Stock Exchange– is a highly organized market where investors can buy and sell existing securities such as shares, debenture, stock. The stock Exchange serves as medium through which companies raise capital for growth and development. The stock exchange market ensures that every transaction must follow prescribed set or rules and regulations, which are complex in nature. The Lagos Stock Exchange which is an essential part of the capital market was established in 1960 through the Act of parliament with its branches in Abuja and Port Harcourt. All public Limited Liability companies are quoted in stock exchange.
HOW STOCK EXCHANGE OPERATES
A transaction at the stock exchange is facilitated by the brokers and jobbers. Not everybody is permitted to trade directly at exchange except the members. The actual dealers (participants) in securities are the jobbers who tend to specialize in particular types of stocks while the brokers act as agent for potential buyers. A broker working on behalf of a client will approach the Jobber with the intension of knowing the price. The Jobber will then quote for him two prices; higher price as the selling price and lower price as the buying price. The difference is the ‘Jobbers turn’. When the broker signifies his intention to buy, the necessary documents will be prepared.
The shares of well known companies are known as blue chips, while gilt-edged refers to government stocks. Prices of shares are quoted “cum-div” or “ex-div”. “cum-div” denotes price at which the holders of such shares has the right to receive the next dividend payable, while “ex-div” denotes price at which the holder of such share has no right to receive the next dividend.
Two documents are prepared to speed up transactions: contract not and transfer form note
Contract Note– is a document sent by a stockbroker to his client to confirm a purchase or sale made on his behalf, while Transfer Note– is used to transfer ownership of shares.
FUNCTIONS OF STOCK EXCHANGE
1. Stock Exchange market serves as avenue of raising capital for business growth.
2. It provides employment opportunities for vast number of people e.g. brokers, jobbers,
clerks and others
3. Information which informs business decision are made available to foreign and local investors through stock exchange.
4. Stock Exchange provides yardstick for measuring performance of quoted companies.
5. Stock Exchange provides avenue for the public to invest their idle fund in form of subscribing shares.
6. Dividends that accrued to shareholders serves as revenue in turn improve their living standard.
EVALUATION
1. What is Stock Exchange? Mention any securities traded in stock Exchange.

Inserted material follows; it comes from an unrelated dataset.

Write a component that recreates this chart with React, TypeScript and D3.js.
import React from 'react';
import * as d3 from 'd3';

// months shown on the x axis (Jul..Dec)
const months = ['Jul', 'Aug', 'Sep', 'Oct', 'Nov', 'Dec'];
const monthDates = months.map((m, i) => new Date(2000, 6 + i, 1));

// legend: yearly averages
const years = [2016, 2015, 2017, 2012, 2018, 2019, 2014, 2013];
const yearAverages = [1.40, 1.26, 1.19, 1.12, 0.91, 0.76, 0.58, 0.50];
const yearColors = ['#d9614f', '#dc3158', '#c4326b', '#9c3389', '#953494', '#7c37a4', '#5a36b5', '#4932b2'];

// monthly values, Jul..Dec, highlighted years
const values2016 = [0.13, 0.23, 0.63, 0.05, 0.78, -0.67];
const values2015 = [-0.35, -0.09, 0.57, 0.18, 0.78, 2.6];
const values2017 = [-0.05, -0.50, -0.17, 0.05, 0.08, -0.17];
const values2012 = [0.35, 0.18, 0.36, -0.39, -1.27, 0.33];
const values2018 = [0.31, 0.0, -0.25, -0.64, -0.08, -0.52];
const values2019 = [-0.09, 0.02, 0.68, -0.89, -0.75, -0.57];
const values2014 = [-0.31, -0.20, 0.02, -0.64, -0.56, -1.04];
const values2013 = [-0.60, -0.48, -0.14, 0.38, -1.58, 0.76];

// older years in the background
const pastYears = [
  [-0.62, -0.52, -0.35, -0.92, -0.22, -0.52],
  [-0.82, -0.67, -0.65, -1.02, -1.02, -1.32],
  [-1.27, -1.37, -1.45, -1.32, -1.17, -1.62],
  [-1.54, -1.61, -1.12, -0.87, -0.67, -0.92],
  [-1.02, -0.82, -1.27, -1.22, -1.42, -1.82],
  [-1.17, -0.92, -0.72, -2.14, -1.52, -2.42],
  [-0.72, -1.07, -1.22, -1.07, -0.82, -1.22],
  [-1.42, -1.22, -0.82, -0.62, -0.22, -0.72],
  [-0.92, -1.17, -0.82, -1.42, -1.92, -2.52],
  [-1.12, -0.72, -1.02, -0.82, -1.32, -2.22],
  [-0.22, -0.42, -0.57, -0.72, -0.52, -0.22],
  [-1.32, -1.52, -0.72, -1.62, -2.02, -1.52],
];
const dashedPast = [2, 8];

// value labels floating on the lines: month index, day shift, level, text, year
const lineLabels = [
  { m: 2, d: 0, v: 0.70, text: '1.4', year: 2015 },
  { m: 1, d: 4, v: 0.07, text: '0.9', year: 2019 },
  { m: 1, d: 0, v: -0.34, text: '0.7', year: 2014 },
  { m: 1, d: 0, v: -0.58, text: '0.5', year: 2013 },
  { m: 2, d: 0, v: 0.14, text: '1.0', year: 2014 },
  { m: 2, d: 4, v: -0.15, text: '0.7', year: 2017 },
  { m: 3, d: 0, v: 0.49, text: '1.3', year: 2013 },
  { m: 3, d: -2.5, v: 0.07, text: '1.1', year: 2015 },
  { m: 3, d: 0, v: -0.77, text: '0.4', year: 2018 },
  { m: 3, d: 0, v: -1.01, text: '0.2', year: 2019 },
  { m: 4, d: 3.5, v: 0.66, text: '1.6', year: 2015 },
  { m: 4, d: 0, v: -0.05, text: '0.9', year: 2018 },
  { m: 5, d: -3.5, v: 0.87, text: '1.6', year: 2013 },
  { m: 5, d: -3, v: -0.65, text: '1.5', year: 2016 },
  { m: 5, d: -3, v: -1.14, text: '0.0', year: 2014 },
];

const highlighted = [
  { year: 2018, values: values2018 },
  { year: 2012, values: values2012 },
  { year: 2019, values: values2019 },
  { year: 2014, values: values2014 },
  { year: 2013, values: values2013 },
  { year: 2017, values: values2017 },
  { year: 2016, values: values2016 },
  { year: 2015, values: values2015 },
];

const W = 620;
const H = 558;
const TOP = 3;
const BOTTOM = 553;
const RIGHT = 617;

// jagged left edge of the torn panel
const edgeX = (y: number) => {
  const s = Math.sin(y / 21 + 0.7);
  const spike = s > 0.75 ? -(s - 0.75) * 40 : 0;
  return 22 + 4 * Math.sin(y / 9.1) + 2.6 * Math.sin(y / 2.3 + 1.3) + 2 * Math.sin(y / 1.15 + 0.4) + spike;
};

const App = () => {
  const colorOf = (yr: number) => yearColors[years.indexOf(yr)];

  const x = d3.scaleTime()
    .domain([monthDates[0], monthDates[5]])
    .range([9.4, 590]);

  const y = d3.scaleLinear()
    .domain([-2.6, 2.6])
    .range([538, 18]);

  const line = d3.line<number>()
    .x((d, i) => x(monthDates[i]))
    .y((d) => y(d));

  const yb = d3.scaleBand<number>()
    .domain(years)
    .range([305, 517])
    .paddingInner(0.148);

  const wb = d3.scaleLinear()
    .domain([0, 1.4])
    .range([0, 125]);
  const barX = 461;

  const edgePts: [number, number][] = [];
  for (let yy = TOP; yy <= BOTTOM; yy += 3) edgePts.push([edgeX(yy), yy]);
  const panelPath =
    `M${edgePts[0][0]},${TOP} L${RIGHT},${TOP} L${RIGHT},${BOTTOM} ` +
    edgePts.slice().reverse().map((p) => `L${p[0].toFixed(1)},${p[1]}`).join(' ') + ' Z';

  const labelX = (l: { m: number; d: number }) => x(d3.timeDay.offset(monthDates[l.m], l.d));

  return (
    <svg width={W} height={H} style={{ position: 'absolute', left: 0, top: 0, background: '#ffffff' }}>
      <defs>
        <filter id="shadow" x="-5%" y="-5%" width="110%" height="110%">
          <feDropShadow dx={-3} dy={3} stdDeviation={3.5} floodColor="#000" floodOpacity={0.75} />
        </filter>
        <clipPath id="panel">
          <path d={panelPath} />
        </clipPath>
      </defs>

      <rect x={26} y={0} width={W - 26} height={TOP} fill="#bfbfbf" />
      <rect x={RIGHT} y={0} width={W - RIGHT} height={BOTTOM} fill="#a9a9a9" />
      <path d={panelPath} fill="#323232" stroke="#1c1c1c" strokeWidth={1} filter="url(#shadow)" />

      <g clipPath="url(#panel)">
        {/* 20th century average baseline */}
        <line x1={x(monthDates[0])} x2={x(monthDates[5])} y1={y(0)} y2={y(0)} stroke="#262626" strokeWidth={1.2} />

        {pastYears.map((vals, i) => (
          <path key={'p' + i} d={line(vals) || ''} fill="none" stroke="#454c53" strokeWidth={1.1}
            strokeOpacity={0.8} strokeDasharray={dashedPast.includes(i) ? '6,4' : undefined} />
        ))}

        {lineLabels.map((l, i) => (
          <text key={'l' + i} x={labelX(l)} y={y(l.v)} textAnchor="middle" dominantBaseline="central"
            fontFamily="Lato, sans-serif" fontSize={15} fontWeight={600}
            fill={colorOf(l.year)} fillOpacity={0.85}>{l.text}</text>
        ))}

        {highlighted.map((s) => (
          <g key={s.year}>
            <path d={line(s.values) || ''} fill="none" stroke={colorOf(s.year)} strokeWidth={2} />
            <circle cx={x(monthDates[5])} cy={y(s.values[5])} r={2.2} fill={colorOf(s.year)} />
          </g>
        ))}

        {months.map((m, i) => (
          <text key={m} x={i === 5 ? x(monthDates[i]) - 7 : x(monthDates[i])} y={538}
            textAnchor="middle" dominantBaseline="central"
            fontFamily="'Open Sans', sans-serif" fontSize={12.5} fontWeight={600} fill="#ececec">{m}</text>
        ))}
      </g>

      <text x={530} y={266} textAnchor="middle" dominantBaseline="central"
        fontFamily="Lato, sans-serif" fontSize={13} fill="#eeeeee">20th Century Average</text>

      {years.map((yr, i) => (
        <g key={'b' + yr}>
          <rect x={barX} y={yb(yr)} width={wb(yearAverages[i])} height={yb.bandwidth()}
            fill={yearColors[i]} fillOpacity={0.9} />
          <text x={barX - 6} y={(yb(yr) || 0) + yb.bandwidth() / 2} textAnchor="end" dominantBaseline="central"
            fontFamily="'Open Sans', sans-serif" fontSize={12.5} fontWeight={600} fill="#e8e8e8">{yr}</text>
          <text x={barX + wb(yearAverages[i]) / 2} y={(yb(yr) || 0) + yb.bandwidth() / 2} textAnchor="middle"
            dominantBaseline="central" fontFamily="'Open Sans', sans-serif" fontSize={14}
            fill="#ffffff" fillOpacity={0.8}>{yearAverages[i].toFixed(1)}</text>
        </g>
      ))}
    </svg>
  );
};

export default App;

2. Outline five functions of stock exchange.
PARTICIPANTS OF STOCK EXCHANGE
The following are the participants in the stock exchange.
1. Public Limited Liability Companies e.g. Dunlop Nig. Plc, Access Bank Plc, First Bank of Nigeria Plc, Zenith Bank, Guinness Nigeria Plc, UTC Nigeria Plc, Longman Nigeria Plc etc.
2. Brokers
3. Jobbers
4. Speculators (Bull ,Bear and Stag)
5. Government
6. Issuing houses
INSTRUMENTS TRADED IN STOCK EXCHANGE MARKET
The instruments used in stock exchange market are shares, stock and debenture
A. Shares and Stock – Stocks and share are securities purchased by individuals, which is an evidence of contributing part of the total capital used in running an existing industry. Share and stockholders are entitled to dividend
B. Debenture – In financing business, the owner’s fund (equity) can be used or debt. Debenture is a debt instrument which entitles the owner to a series of cash flow known as interest. A debenture holder is a creditor to a business unlike the shareholders.
EVALUATION
1. Mention any five participants in the stock exchange you know.
2. Mention any three instruments traded in the stock exchange.
DEVELOPMENT BANK
A development bank is a financial institution setup purposely to offer medium and long term loans meant for development. It provides loans for projects in the area of agriculture, commerce and industry.
EXAMPLES OF DEVELOPMENT BANKS IN NIGERIA
(1) BO1- Bank of Industry
(2) NARDB- Nigerian Agricultural and Rural Development Bank
(3) FMBN- Federal Mortgage Bank of Nigeria
(4) UDB – Urban Development Bank
(5) NEB – Nigerian Education Bank
(6) NEXIM – Nigerian Export and Import Bank
(9) NACB – Nigeria Agricultural and Co-operative Bank
FUNCTIONS OF DEVELOPMENT BANKS
- Provision of long term loans for capital projects
- Implementation of government’s industrial development policies
- Supervision of projects
- They give advice to both the government and industrialists
- They underwrite securities issue
- They contribute to manpower development and provision of technical support
- They conduct extensive study on the industrial sector e.g. feasibility studies
- They monitor and enhance general economic development activities
- They undertake research on industrial development
EVALUATION QUESTIONS
1. Define development banks
2. Outline five functions of development banks
READING ASSIGNMENT
Amplified and Simplified Economics for SSS by Femi Longe page 327-330,335-337.
GENERAL EVALUATION
- Highlight four objective of price control.
- Explain the concept of of diminishing marginal utility.
- What are those factors that can determine the size of a firm.
- Define Labour as a factor of production.
- Explain five characteristics of Labour.
WEEKEND ASSIGNMENT
1. A government treasury bill is a form of debt instrument which falls due for repayment after. (a) 3 months (b) 9 months (c) 2 years (d) 5 years (e) 10 or more years
2. A stockholder partakes of the profits of a limited liability business by receiving.
(a) shares (b) profits (c) wages and salaries (d) dividends (e) gifts
3. A debenture holder is entitled to payments in form of _____
(a) allowance (b) interest (c) salary (d) donation
4. Long term loans can be secured from _______ (a) commercial banks (b) discount houses (c) development banks (d) acceptance house
5. In the capital market, money can only be borrowed for ___________
(a) long term (b) short term (c) capital projects (d) public utilities
THEORY
1. a What is a capital market?
b Describe any three instruments used in the capital market.
2. a Define Stock Exchange.
b Outline any five functions performed Stock Exchange.